* [Goal]:
Copy everything in the data below exactly except the pictures.

* [Supplied data]:
● ● ● ● ● ● ●
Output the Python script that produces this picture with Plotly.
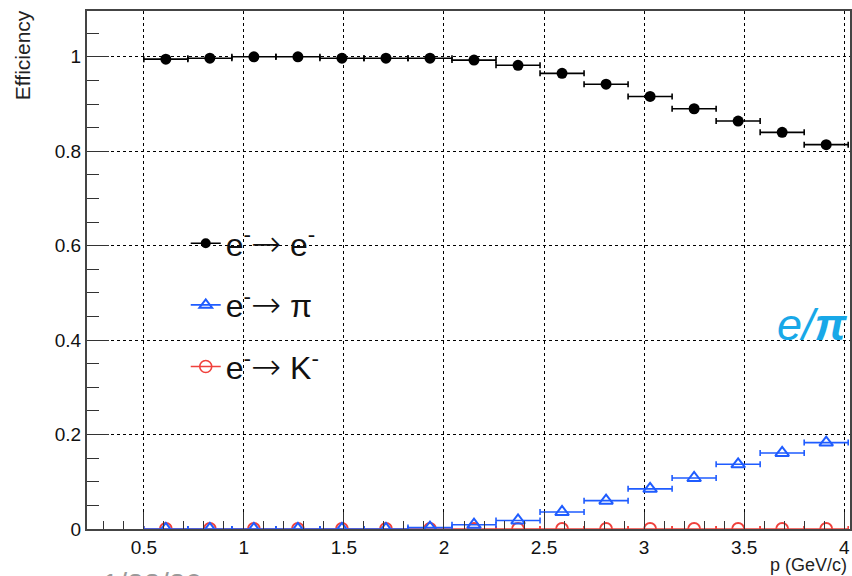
import plotly.graph_objects as go

# ---------------- data ----------------
p_centers = [0.61, 0.83, 1.05, 1.27, 1.49, 1.71, 1.93, 2.15,
             2.37, 2.59, 2.81, 3.03, 3.25, 3.47, 3.69, 3.91]
p_halfwidth = [0.11] * 16

eff_e_to_e = [0.995, 0.997, 1.000, 1.000, 0.997, 0.997, 0.997, 0.993,
              0.982, 0.965, 0.942, 0.916, 0.890, 0.864, 0.840, 0.814]
eff_e_to_pi = [0.000, 0.000, 0.000, 0.000, 0.000, 0.000, 0.003, 0.009,
               0.018, 0.036, 0.060, 0.085, 0.108, 0.137, 0.161, 0.183]
eff_e_to_K = [0.0] * 16

ARROW = '<span style="font-family:DejaVu Sans;font-size:36px;font-weight:200">\u2192</span>'
legend_labels = ["e<sup>-</sup>" + ARROW + " e<sup>-</sup>",
                 "e<sup>-</sup>" + ARROW + " \u03c0",
                 "e<sup>-</sup>" + ARROW + " K<sup>-</sup>"]

x_ticks = [0.5, 1, 1.5, 2, 2.5, 3, 3.5, 4]
y_ticks = [0, 0.2, 0.4, 0.6, 0.8, 1]

BLACK = "#000000"
BLUE = "#1f5cff"
RED = "#f0413c"

fig = go.Figure()

def err(color):
    return dict(type="data", array=p_halfwidth, symmetric=True,
                color=color, thickness=1.6, width=3)

# real data traces (drawn: black, red, blue so blue sits on red)
fig.add_trace(go.Scatter(x=p_centers, y=eff_e_to_e, mode="markers",
                         marker=dict(symbol="circle", size=11, color=BLACK),
                         error_x=err(BLACK), showlegend=False))
fig.add_trace(go.Scatter(x=p_centers, y=eff_e_to_K, mode="markers",
                         marker=dict(symbol="circle-open", size=12, color=RED,
                                     line=dict(width=1.8, color=RED)),
                         error_x=err(RED), showlegend=False))
fig.add_trace(go.Scatter(x=p_centers, y=eff_e_to_pi, mode="markers",
                         marker=dict(symbol="triangle-up-open", size=12, color=BLUE,
                                     line=dict(width=2, color=BLUE)),
                         error_x=err(BLUE), showlegend=False))

# legend entries (line + marker, like ROOT "lep")
leg_styles = [
    (BLACK, dict(symbol="circle", size=10, color=BLACK)),
    (BLUE, dict(symbol="triangle-up-open", size=11, color=BLUE, line=dict(width=2, color=BLUE))),
    (RED, dict(symbol="circle-open", size=12, color=RED, line=dict(width=1.6, color=RED))),
]
for i, (lab, (col, mk)) in enumerate(zip(legend_labels, leg_styles)):
    fig.add_trace(go.Scatter(x=[None], y=[None], mode="lines+markers", name=lab,
                             line=dict(color=col, width=1.6), marker=mk,
                             legendgroup=f"g{i}", showlegend=True))

L, R, T, B = 87, 0, 11, 47
W, H = 852, 576
pw, ph = W - L - R, H - T - B

def px(xp):
    return (xp - L) / pw

def py(yp):
    return (H - B - yp) / ph

fig.update_layout(
    width=W, height=H,
    margin=dict(l=L, r=R, t=T, b=B, pad=0),
    paper_bgcolor="white", plot_bgcolor="white",
    font=dict(family="Liberation Sans, Arial, sans-serif", color="#111"),
    showlegend=True,
    legend=dict(x=px(186), y=py(216), xanchor="left", yanchor="top",
                bgcolor="rgba(0,0,0,0)", borderwidth=0,
                font=dict(size=32, color="#111"),
                traceorder="grouped", tracegroupgap=17,
                itemwidth=30),
    xaxis=dict(range=[0.216, 4.029], tickvals=x_ticks,
               ticktext=[f"{v:g}" for v in x_ticks],
               ticks="inside", ticklen=17, tickwidth=1, tickcolor="#333",
               minor=dict(dtick=0.1, tick0=0, ticks="inside", ticklen=8,
                          tickcolor="#333", showgrid=False),
               showgrid=True, gridcolor="#000", griddash="dot", gridwidth=1,
               zeroline=False, showline=True, linecolor="#444", linewidth=2,
               mirror=True, tickfont=dict(size=19, color="#111")),
    yaxis=dict(range=[0, 1.097], tickvals=y_ticks,
               ticktext=[f"{v:g}" for v in y_ticks],
               ticks="inside", ticklen=22, tickwidth=1, tickcolor="#333",
               minor=dict(dtick=0.05, tick0=0, ticks="inside", ticklen=12,
                          tickcolor="#333", showgrid=False),
               showgrid=True, gridcolor="#000", griddash="dot", gridwidth=1,
               zeroline=False, showline=True, linecolor="#444", linewidth=2,
               mirror=True, tickfont=dict(size=19, color="#111")),
    shapes=[dict(type="rect", xref="paper", yref="paper",
                 x0=px(182), x1=px(373), y0=py(398), y1=py(210),
                 fillcolor="white", line=dict(width=0), layer="between")],
    annotations=[
        dict(text="Efficiency", xref="paper", yref="paper",
             x=px(23), y=py(8), xanchor="center", yanchor="top",
             textangle=-90, showarrow=False,
             font=dict(size=21, color="#222")),
        dict(text="p (GeV/c)", xref="paper", yref="paper",
             x=px(851), y=py(577), xanchor="right", yanchor="bottom",
             showarrow=False, font=dict(size=18, color="#222")),
        dict(text="<i>e/</i><b><i>\u03c0</i></b>", xref="paper", yref="paper",
             x=px(852), y=py(352), xanchor="right", yanchor="bottom",
             showarrow=False, font=dict(size=45, color="#18a8e8")),
        dict(text="1/22/20", xref="paper", yref="paper",
             x=px(100), y=py(565), xanchor="left", yanchor="top",
             showarrow=False, font=dict(size=30, color="#9a9a9a")),
    ],
)

fig.write_html("out.html", config={"displayModeBar": False},
               post_script="document.body.style.margin='0';document.body.style.overflow='hidden';")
● ● ● ● ● ● ●
* [Finished exercise]:
Output the Python script that produces this picture with Plotly.
import plotly.graph_objects as go

# ---------------- data ----------------
p_centers = [0.61, 0.83, 1.05, 1.27, 1.49, 1.71, 1.93, 2.15,
             2.37, 2.59, 2.81, 3.03, 3.25, 3.47, 3.69, 3.91]
p_halfwidth = [0.11] * 16

eff_e_to_e = [0.995, 0.997, 1.000, 1.000, 0.997, 0.997, 0.997, 0.993,
              0.982, 0.965, 0.942, 0.916, 0.890, 0.864, 0.840, 0.814]
eff_e_to_pi = [0.000, 0.000, 0.000, 0.000, 0.000, 0.000, 0.003, 0.009,
               0.018, 0.036, 0.060, 0.085, 0.108, 0.137, 0.161, 0.183]
eff_e_to_K = [0.0] * 16

ARROW = '<span style="font-family:DejaVu Sans;font-size:36px;font-weight:200">\u2192</span>'
legend_labels = ["e<sup>-</sup>" + ARROW + " e<sup>-</sup>",
                 "e<sup>-</sup>" + ARROW + " \u03c0",
                 "e<sup>-</sup>" + ARROW + " K<sup>-</sup>"]

x_ticks = [0.5, 1, 1.5, 2, 2.5, 3, 3.5, 4]
y_ticks = [0, 0.2, 0.4, 0.6, 0.8, 1]

BLACK = "#000000"
BLUE = "#1f5cff"
RED = "#f0413c"

fig = go.Figure()

def err(color):
    return dict(type="data", array=p_halfwidth, symmetric=True,
                color=color, thickness=1.6, width=3)

# real data traces (drawn: black, red, blue so blue sits on red)
fig.add_trace(go.Scatter(x=p_centers, y=eff_e_to_e, mode="markers",
                         marker=dict(symbol="circle", size=11, color=BLACK),
                         error_x=err(BLACK), showlegend=False))
fig.add_trace(go.Scatter(x=p_centers, y=eff_e_to_K, mode="markers",
                         marker=dict(symbol="circle-open", size=12, color=RED,
                                     line=dict(width=1.8, color=RED)),
                         error_x=err(RED), showlegend=False))
fig.add_trace(go.Scatter(x=p_centers, y=eff_e_to_pi, mode="markers",
                         marker=dict(symbol="triangle-up-open", size=12, color=BLUE,
                                     line=dict(width=2, color=BLUE)),
                         error_x=err(BLUE), showlegend=False))

# legend entries (line + marker, like ROOT "lep")
leg_styles = [
    (BLACK, dict(symbol="circle", size=10, color=BLACK)),
    (BLUE, dict(symbol="triangle-up-open", size=11, color=BLUE, line=dict(width=2, color=BLUE))),
    (RED, dict(symbol="circle-open", size=12, color=RED, line=dict(width=1.6, color=RED))),
]
for i, (lab, (col, mk)) in enumerate(zip(legend_labels, leg_styles)):
    fig.add_trace(go.Scatter(x=[None], y=[None], mode="lines+markers", name=lab,
                             line=dict(color=col, width=1.6), marker=mk,
                             legendgroup=f"g{i}", showlegend=True))

L, R, T, B = 87, 0, 11, 47
W, H = 852, 576
pw, ph = W - L - R, H - T - B

def px(xp):
    return (xp - L) / pw

def py(yp):
    return (H - B - yp) / ph

fig.update_layout(
    width=W, height=H,
    margin=dict(l=L, r=R, t=T, b=B, pad=0),
    paper_bgcolor="white", plot_bgcolor="white",
    font=dict(family="Liberation Sans, Arial, sans-serif", color="#111"),
    showlegend=True,
    legend=dict(x=px(186), y=py(216), xanchor="left", yanchor="top",
                bgcolor="rgba(0,0,0,0)", borderwidth=0,
                font=dict(size=32, color="#111"),
                traceorder="grouped", tracegroupgap=17,
                itemwidth=30),
    xaxis=dict(range=[0.216, 4.029], tickvals=x_ticks,
               ticktext=[f"{v:g}" for v in x_ticks],
               ticks="inside", ticklen=17, tickwidth=1, tickcolor="#333",
               minor=dict(dtick=0.1, tick0=0, ticks="inside", ticklen=8,
                          tickcolor="#333", showgrid=False),
               showgrid=True, gridcolor="#000", griddash="dot", gridwidth=1,
               zeroline=False, showline=True, linecolor="#444", linewidth=2,
               mirror=True, tickfont=dict(size=19, color="#111")),
    yaxis=dict(range=[0, 1.097], tickvals=y_ticks,
               ticktext=[f"{v:g}" for v in y_ticks],
               ticks="inside", ticklen=22, tickwidth=1, tickcolor="#333",
               minor=dict(dtick=0.05, tick0=0, ticks="inside", ticklen=12,
                          tickcolor="#333", showgrid=False),
               showgrid=True, gridcolor="#000", griddash="dot", gridwidth=1,
               zeroline=False, showline=True, linecolor="#444", linewidth=2,
               mirror=True, tickfont=dict(size=19, color="#111")),
    shapes=[dict(type="rect", xref="paper", yref="paper",
                 x0=px(182), x1=px(373), y0=py(398), y1=py(210),
                 fillcolor="white", line=dict(width=0), layer="between")],
    annotations=[
        dict(text="Efficiency", xref="paper", yref="paper",
             x=px(23), y=py(8), xanchor="center", yanchor="top",
             textangle=-90, showarrow=False,
             font=dict(size=21, color="#222")),
        dict(text="p (GeV/c)", xref="paper", yref="paper",
             x=px(851), y=py(577), xanchor="right", yanchor="bottom",
             showarrow=False, font=dict(size=18, color="#222")),
        dict(text="<i>e/</i><b><i>\u03c0</i></b>", xref="paper", yref="paper",
             x=px(852), y=py(352), xanchor="right", yanchor="bottom",
             showarrow=False, font=dict(size=45, color="#18a8e8")),
        dict(text="1/22/20", xref="paper", yref="paper",
             x=px(100), y=py(565), xanchor="left", yanchor="top",
             showarrow=False, font=dict(size=30, color="#9a9a9a")),
    ],
)

fig.write_html("out.html", config={"displayModeBar": False},
               post_script="document.body.style.margin='0';document.body.style.overflow='hidden';")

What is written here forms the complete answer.